BT: How much of your revenues would be coming from online and how much from offline?

This has been changing quite significantly. Business travel used to be 60 per cent in the distribution business, and individual used to be 40 per cent. I think that's inverted in the last 10 years. We've seen faster growth of the leisure business, which has to do with the fact that economic development has enabled larger sections of the population to travel from a leisure perspective. Travel has become more affordable to large parts of the population. The accessibility through online for travel has also taken over. So, many smaller companies are implementing travel policies just by price - I don't think they require more than an online booking tool to be able to manage their business travel needs. Leisure has grown more than business travel, though business travel continues to be the higher contributor.

BT: Are you surprised by the increase in leisure travel, given the economic issues faced in recent times by Europe and the US?

Pozo: Actually, the overall growth has not been there in Europe in absolute terms in travel. The last few years have been pretty flat. We've seen some markets like France and certain parts of Europe really decreasing in the number of transactions. Now, there is more of stability than growth situation in Europe. The US is definitely in growth, but not very high growth. You see the 7-8-10 per cent growth really in Asia. And within Asia, India is leading the growth.

BT: The volumes in India would be lower compared to other APAC markets?

Bhatia: No, India is the largest market at this moment for us and the industry.

BT: Both in terms of volumes and growth?

Bhatia: Yes, both in terms of volumes and growth. If you look at China, there's a bit of restriction there in terms of the play of GDS (global distributions system) and who can actually go in. Also, in Europe, what has happened is that leisure growth has happened because of a lot of low-cost carriers that have come in.

In India particularly, online players have certainly put that growth there. The growth is from small and mid-size as well. So, in India, for us, there are 200 travel agents added every month across the country. The brick-and-mortar agencies still remain very important because the credit card penetration is not that high. So you would still have somebody sitting in Bhopal at a railway station who is taking cash from a consumer and probably going to a MakeMyTrip or a Yatra or somebody else like that and making a booking.

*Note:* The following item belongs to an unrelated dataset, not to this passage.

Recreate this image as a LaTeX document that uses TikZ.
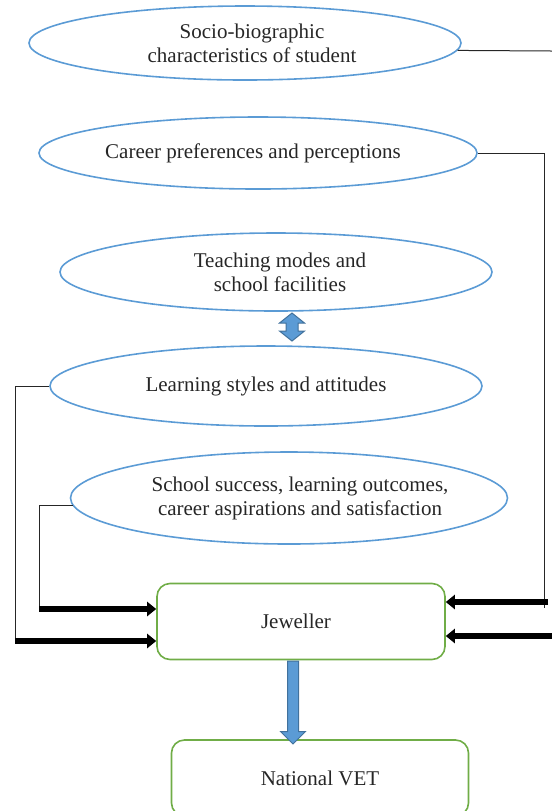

And I think that will continue for a very long time, till the time we don't have seamless credit card payments….

You look at rail right now, there's 1.2 billion people travelling, the online play for that is less than 1 or 2 per cent even now.

Pozo: It's also worth keeping in mind that business travel is growing in Asia in general four times higher than in North America and 2.5 times higher than in Europe. A lot of the growth in travel is fuelled by business travel. Some of the barriers that you have - in payments and so on - they are not there in business travel terms. What makes it very interesting for us is that we are not only seeing high growth coming from Asia and very specifically from India, but we see that India is one of the markets with the highest adoption of digital travel. The Indian traveller is a really educated traveller, and the readiness to adopt new technologies is much more than in other parts of the world. Maybe also because the legacy is not there…

Bhatia: Also there are different genres of travellers. The new generation that's coming in, who's Net-savvy, who's got a credit card, who's working in a BPO, got a smartphone. But there is also a huge SME market in India - 60-70 per cent of Indian economy is SMEs, and those SMEs are traditionally run family businesses, 70-80 per cent of who deal in cash. These people who are in trading etc., and they continue to go to the nearest travel agency. There's huge potential there for the tools that we are working to get into the marketplace.

BT: Could you share some of your plans and strategies…

Bhatia: From an Indian point of view, it's a continuous process. I can't say this is the strategy for the next 12 months. The strategy for the past 25 years of the partnership has been to be an early innovator, put products in the marketplace which are required, sometimes even ahead of time. We launched WAP and mobile-based booking in 1997 with Ericsson. It was too early for us, but we did do that. So, we've got sets of technologies which are existing already, which were probably created earlier, and we are now creating technologies for the future. The technologies we created earlier are actually in the process of getting implemented. The market consumption of those technologies is a bit slow, because of the fact that it takes time.

And the innovation continues. When you talk about self booking, giving tools to online players to ensure they get the best pricing, these things are evolving.

Pozo: Definitely we position ourselves in future for growth. We are in a fast growing region and we think as a company, because of the technology and investments we have and we are making, we will continue to be on this path of growth. Everyone is realising that the voice of the consumer is stronger, the traveller is becoming more knowledgeable and demanding, the traveller is at the centre, and the airlines are looking for ways to fully customise and personalise their product in a more efficient way. We are moving from an era of a generic product to a very open, transparent world with experienced consumers. Airlines realise there's only one way, which is customisation and personalisation of their product. So there is a lot of investment going into such products at this moment. We are working very strongly with the airlines on this.